CHAMPAIGN – Qualcomm has decided to close its software development office in the University of Illinois Research Park after three years in Champaign.
The office employs about 20 people, many of them former Motorola employees who worked for that company until it closed its local office in 2007.
San Diego-based Qualcomm, which informed employees of the decision last week, confirmed the decision Monday to The News-Gazette.
But Emily Kilpatrick of Qualcomm's corporate communications office would not say when the office will close, how many people work there or specifically where the work will move.
"We have decided to transition the work and resources to existing locations currently working on the same projects," she said in an e-mail.
Kilpatrick provided few details on why the office is closing, stating simply that the company "continually evaluates its global businesses in an effort to operate as effectively as possible."
She said Qualcomm is encouraging Champaign employees to consider opportunities elsewhere in the company and is offering them "transition assistance."
But Laura Frerichs, associate director of the University of Illinois Research Park, said the park will work to help Qualcomm employees get placed locally with other companies.
She said the employees are highly skilled programmers, well-versed in Bluetooth and Android technologies, that should be attractive to other companies.
Qualcomm designs chips used in cell phone products made by other companies. When the Champaign office opened, it was expected to develop software that would integrate the chips into those products.
"We're going to do software for wireless technologies, and the first projects will be Bluetooth-oriented," local site manager Walter Shore said at the time.
Qualcomm ranks 225th on this year's list of the Fortune 500, with annual revenues of $10.4 billion. Some of its major competitors include Nokia, Texas Instruments and Broadcom Corp.
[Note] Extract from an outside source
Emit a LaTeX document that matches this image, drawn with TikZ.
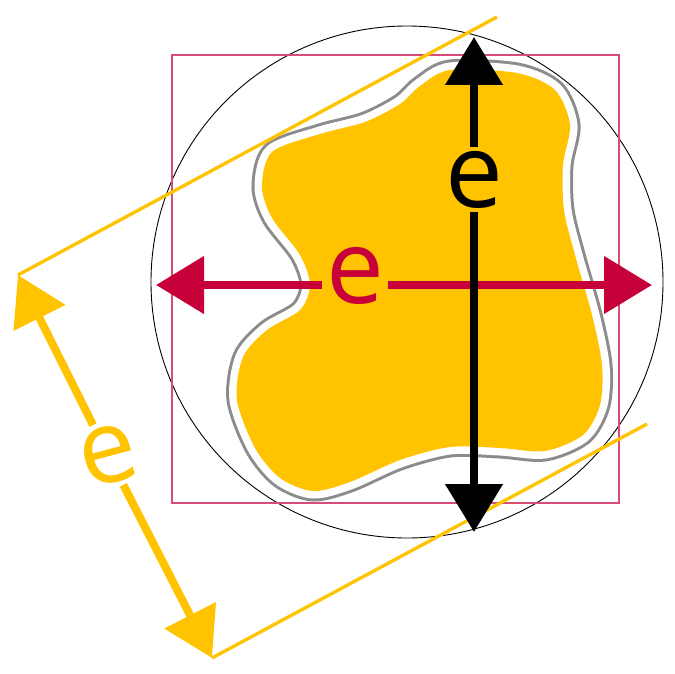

As of September 2009, Qualcomm had 16,100 full-time, part-time and temporary employees worldwide. That was up 700 from a year earlier, primarily due to an increase in engineering resources, according to the company's annual report to shareholders.
In Champaign, Qualcomm offices are on the first floor of the Gateway Building at 1800 S. Oak St., C – the same building that formerly housed Motorola's local operations.
Qualcomm was a supplier to Motorola, and when it heard Motorola was closing the local office, it decided to open here.
Yahoo did the same thing, initially snagging about 100 former Motorola employees and opening an office at 2021 S. First St., C, in the research park.
With Qualcomm's departure, the research park will continue to be home to several other Fortune 500 companies, including Yahoo, Sony, Caterpillar, John Deere, ADM, State Farm and SAIC.
Founded in 1985, Qualcomm pioneered the digital wireless technology known as CDMA – Code Division Multiple Access –and helped enable 3G wireless technology as well.
Last month, the company reported it had net income of $767 million for the third quarter of its fiscal year, up from $737 million for the same period a year earlier.
For the first nine months of Qualcomm's fiscal year, the company had net income of $2.38 billion, up from $790 million for the similar nine-month period a year earlier.
Qualcomm's U.S. presence is heavily concentrated on the West, with major offices in San Diego, Las Vegas, Santa Clara, Calif., and Boulder, Colo., among other places.
Overseas, it has a strong presence in South Korea, China and Japan.